A aprovação da população a operações como a do Rio é emblemática e um pedido de socorro. As facções tomaram conta do dia a dia das pessoas. Meninas de 10, 12 anos que se recusam a namorar líderes de facções estão sujeitas a violência, muitas vezes sexual, até serem mortas.

O crime organizado precisa ser enfrentado tanto na rua quanto na parte mais sensível: o dinheiro. Não podemos resolver tudo com prevenção ou inteligência financeira, é preciso ter atividade policial. Mas essa atividade policial precisa de coordenação adequada.

A Operação do Rio mostrou que muitas das lideranças eram de outros estados. Por que a Polícia Federal não estava presente para identificar e prender essas pessoas? A atividade policial precisa ser rediscutida, pois a população não entende claramente o papel das polícias Militar, Civil, Federal, ou da Guarda Municipal. Para a população, todas são "polícia".

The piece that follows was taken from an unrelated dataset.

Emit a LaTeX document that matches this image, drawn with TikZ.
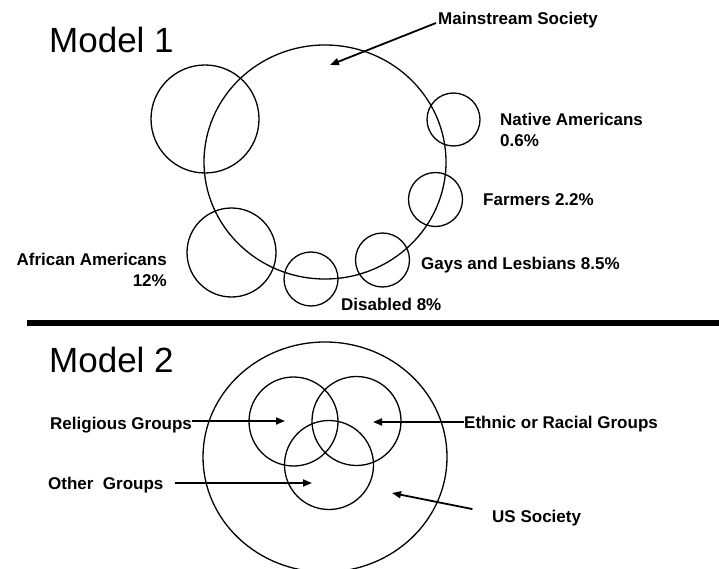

Você vê que é um uso político? 

[A ação] é uma forma de dar uma resposta e isso muitas vezes é uma forma que dá voto, porque as pessoas estão reféns do medo e da insegurança. Violência mobiliza muitas paixões, porque é algo de indignação moral. E por trás da indignação moral, muitas vezes, tem a manipulação a favor de A ou de B.

Precisamos que a política pública seja aliada a um projeto político com o cumprimento do Estado de Direito, com as leis. E é por isso que muitas vezes parece contraditório, mas as leis brasileiras não conseguem ser aplicadas, e o confronto acaba se tornando sinônimo de alguma resposta, quando, na prática, estamos fazendo isso há 40 anos e o problema só cresce em força e magnitude.

A ideia de retornar com uma ideia parecida com as Unidades de Polícia Pacificadora (UPP), em uma estratégia de policiamento em áreas controladas por facções, é uma solução para regiões como o Rio de Janeiro?

Eu acho que várias ideias, como as UPPs, na origem, foram boas. A gente precisa retomar territórios, oferecer oportunidades, seja de prevenção ou de reintegração social, e também garantir punições efetivas para as lideranças das facções, tirando-lhes o dinheiro.

Não podemos mais esconder o sol com a peneira, achando que só a repressão resolve. A repressão é necessária, mas não é suficiente. Precisamos garantir punições adequadas, fazer as leis brasileiras funcionarem, reduzir a impunidade e criar oportunidades para reintegração.